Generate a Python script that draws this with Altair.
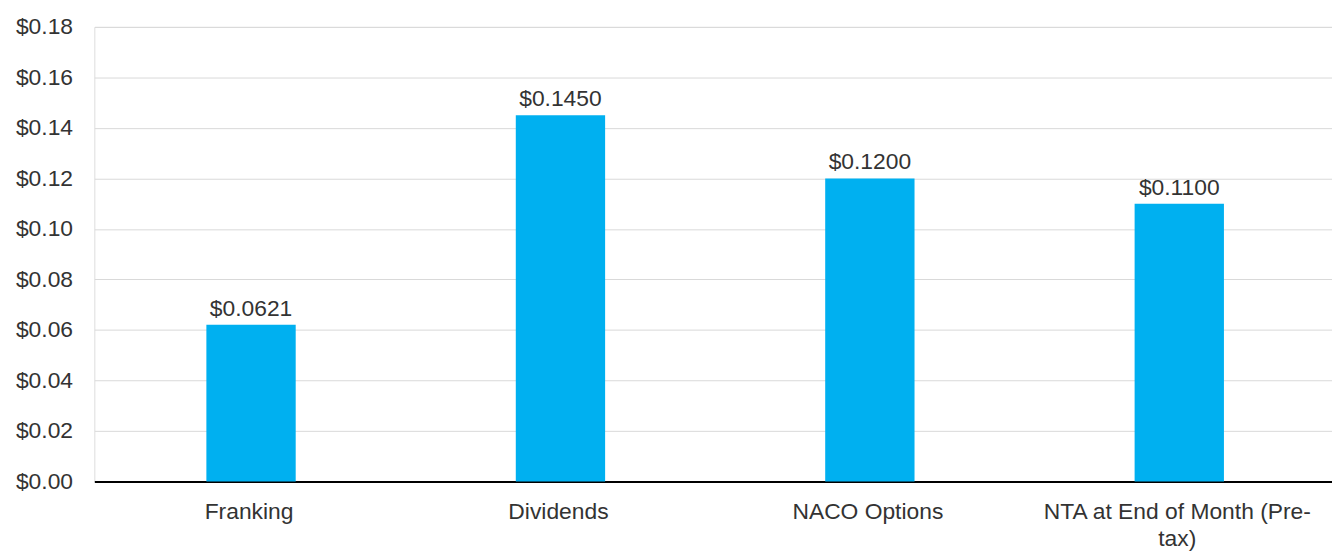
import altair as alt
import pandas as pd

categories = ["Franking", "Dividends", "NACO Options", "NTA at End of Month (Pre-tax)"]
values = [0.0621, 0.1450, 0.1200, 0.1100]
y_ticks = [0.00, 0.02, 0.04, 0.06, 0.08, 0.10, 0.12, 0.14, 0.16, 0.18]

df = pd.DataFrame({"category": categories, "value": values})

FONT = "Liberation Sans"
TXT = "#333333"
FS = 23

x_enc = alt.X(
    "category:N",
    sort=categories,
    title=None,
    scale=alt.Scale(paddingInner=0, paddingOuter=0),
    axis=alt.Axis(
        labelAngle=0,
        labelFont=FONT,
        labelFontSize=FS,
        labelColor=TXT,
        labelPadding=19,
        labelLineHeight=28,
        labelLimit=400,
        ticks=False,
        domainColor="#000000",
        domainWidth=2,
        grid=False,
        labelExpr="datum.label == 'NTA at End of Month (Pre-tax)' ? ['NTA at End of Month (Pre-', 'tax)'] : datum.label",
    ),
)

y_enc = alt.Y(
    "value:Q",
    title=None,
    scale=alt.Scale(domain=[0, 0.18], nice=False),
    axis=alt.Axis(
        values=y_ticks,
        format="$.2f",
        labelFont=FONT,
        labelFontSize=FS,
        labelColor=TXT,
        labelPadding=22,
        ticks=False,
        domain=False,
        gridColor="#d9d9d9",
        gridWidth=1,
    ),
)

bars = alt.Chart(df).mark_bar(color="#00B0F0", width=90, xOffset=2).encode(x=x_enc, y=y_enc)

labels = alt.Chart(df).mark_text(
    baseline="bottom", dy=-4, dx=2, font=FONT, fontSize=FS, color=TXT
).encode(
    x=alt.X("category:N", sort=categories),
    y="value:Q",
    text=alt.Text("value:Q", format="$.4f"),
)

chart = (
    alt.layer(bars, labels)
    .properties(
        width=1247,
        height=458,
        autosize=alt.AutoSizeParams(type="none"),
        padding={"left": 87, "top": 17, "right": 0, "bottom": 68},
    )
    .configure_view(stroke=None)
    .configure(background="#ffffff")
)

chart.save("out.html", embed_options={"renderer": "svg", "actions": False})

————————

To be done — Repeat the data above exactly, but not the pictures.

Exercise output —
Generate a Python script that draws this with Altair.
import altair as alt
import pandas as pd

categories = ["Franking", "Dividends", "NACO Options", "NTA at End of Month (Pre-tax)"]
values = [0.0621, 0.1450, 0.1200, 0.1100]
y_ticks = [0.00, 0.02, 0.04, 0.06, 0.08, 0.10, 0.12, 0.14, 0.16, 0.18]

df = pd.DataFrame({"category": categories, "value": values})

FONT = "Liberation Sans"
TXT = "#333333"
FS = 23

x_enc = alt.X(
    "category:N",
    sort=categories,
    title=None,
    scale=alt.Scale(paddingInner=0, paddingOuter=0),
    axis=alt.Axis(
        labelAngle=0,
        labelFont=FONT,
        labelFontSize=FS,
        labelColor=TXT,
        labelPadding=19,
        labelLineHeight=28,
        labelLimit=400,
        ticks=False,
        domainColor="#000000",
        domainWidth=2,
        grid=False,
        labelExpr="datum.label == 'NTA at End of Month (Pre-tax)' ? ['NTA at End of Month (Pre-', 'tax)'] : datum.label",
    ),
)

y_enc = alt.Y(
    "value:Q",
    title=None,
    scale=alt.Scale(domain=[0, 0.18], nice=False),
    axis=alt.Axis(
        values=y_ticks,
        format="$.2f",
        labelFont=FONT,
        labelFontSize=FS,
        labelColor=TXT,
        labelPadding=22,
        ticks=False,
        domain=False,
        gridColor="#d9d9d9",
        gridWidth=1,
    ),
)

bars = alt.Chart(df).mark_bar(color="#00B0F0", width=90, xOffset=2).encode(x=x_enc, y=y_enc)

labels = alt.Chart(df).mark_text(
    baseline="bottom", dy=-4, dx=2, font=FONT, fontSize=FS, color=TXT
).encode(
    x=alt.X("category:N", sort=categories),
    y="value:Q",
    text=alt.Text("value:Q", format="$.4f"),
)

chart = (
    alt.layer(bars, labels)
    .properties(
        width=1247,
        height=458,
        autosize=alt.AutoSizeParams(type="none"),
        padding={"left": 87, "top": 17, "right": 0, "bottom": 68},
    )
    .configure_view(stroke=None)
    .configure(background="#ffffff")
)

chart.save("out.html", embed_options={"renderer": "svg", "actions": False})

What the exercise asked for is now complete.